BOGOTA, Sept 21 (NNN-TELESUR) — At least seven people were killed Sunday in a massacre in the municipality of Buenos Aires, department of Cauca, Colombia, the Red por la Vida de los Derechos Humanos de Cauca (Network of Life of Human Rights of Cauca) reported.
The Network says this is the ninth massacre to occur in Cauca department since the start of the year, bringing the total number of massacre victims to 35.
So far in September, there have been 11 massacres around Colombia.
“We do not accept from any point of view, the statements of the National Government and of the Attorney General of the Nation where they classify these massacres as ‘collective murders’, we consider these statements as media distractions in order to not assume political responsibility before a situation that is out of the hands of the national government,” it said in a statement.
The human rights network demands that the government and attorney general advance the pertinent investigation processes with the aim of clarifying the acts and demands that victims not be stigmatized in order to justify the massacres as they have been.
According to the Instituto de Estudios Para el Desarrollo y La Paz (Indepaz), the largest number of massacres have taken place in the departments of Antioquia (14), Cauca (9), Nariño (8) and Norte de Santander (6). Some municipalities along the border with Ecuador have even seen three massacres.
A massacre, or what the government calls “collective murders,” are when three or more people are killed at once. The majority of these crimes have taken place in rural areas.

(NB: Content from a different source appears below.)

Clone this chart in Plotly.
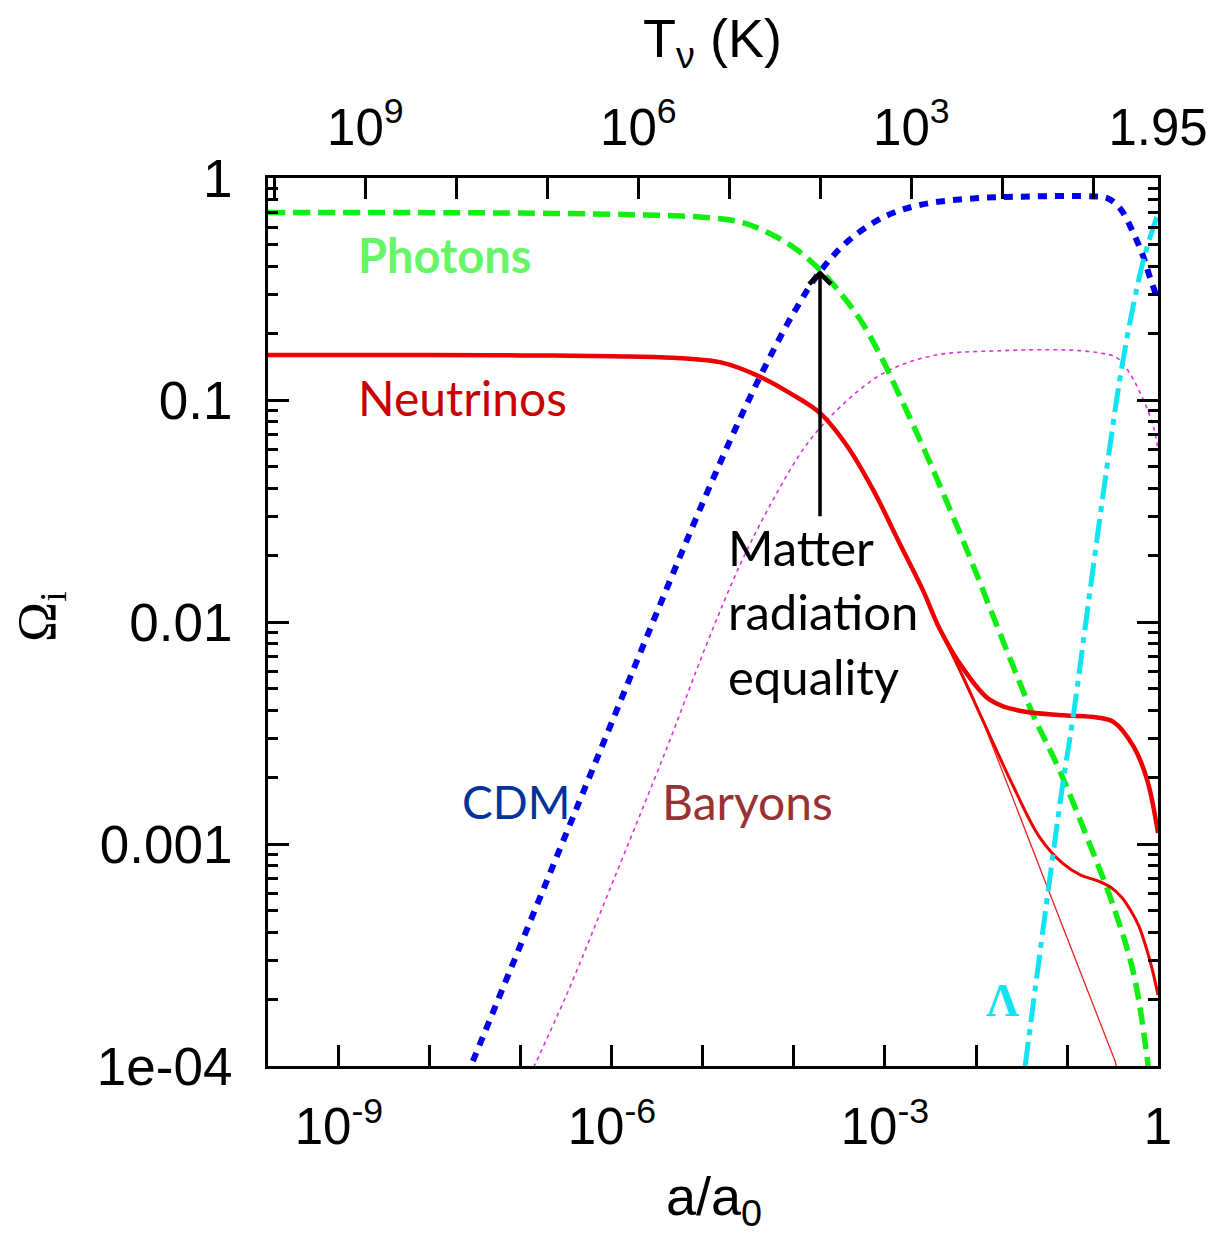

Social leaders have been among those targeted in rural area violence, as well as former combatants of the demobilized FARC, who gave up their weapons following the 2016 Peace Accords with the Colombian government, only to see Duque abandon the agreements.
On Saturday, U.S. Secretary of State Mike Pompeo made a brief visit with President Ivan Duque where they discussed matters in a number of areas, relating nearly all of them back to Venezuela and Washington’s agenda which seeks to oust the democratically elected government led by President Nicolas Maduro.
Despite the talking points on ‘human rights’ in Venezuela, the two made no mention of Colombia’s own human rights crisis, or the attacks on civil liberties in the United States, where anti-racist organizers have been targeted, rounded up by U.S. security forces and jailed for their activism following the killing of Black American George Floyd.
Young Colombians also mobilized in the streets earlier this month in response to the torture and killing, by police, of Javier Ordoñez in Bogota.
The gruesome assault which was captured on video, was widely seen and led to mass protests against police terror in the capital and around the country, resulting in further aggressions by Ivan Duque’s security forces including at least 13 deaths.
Eight of the people killed during protests were young people between 17 and 27 years old, Bogota’s Mayor Claudia Lopez explained.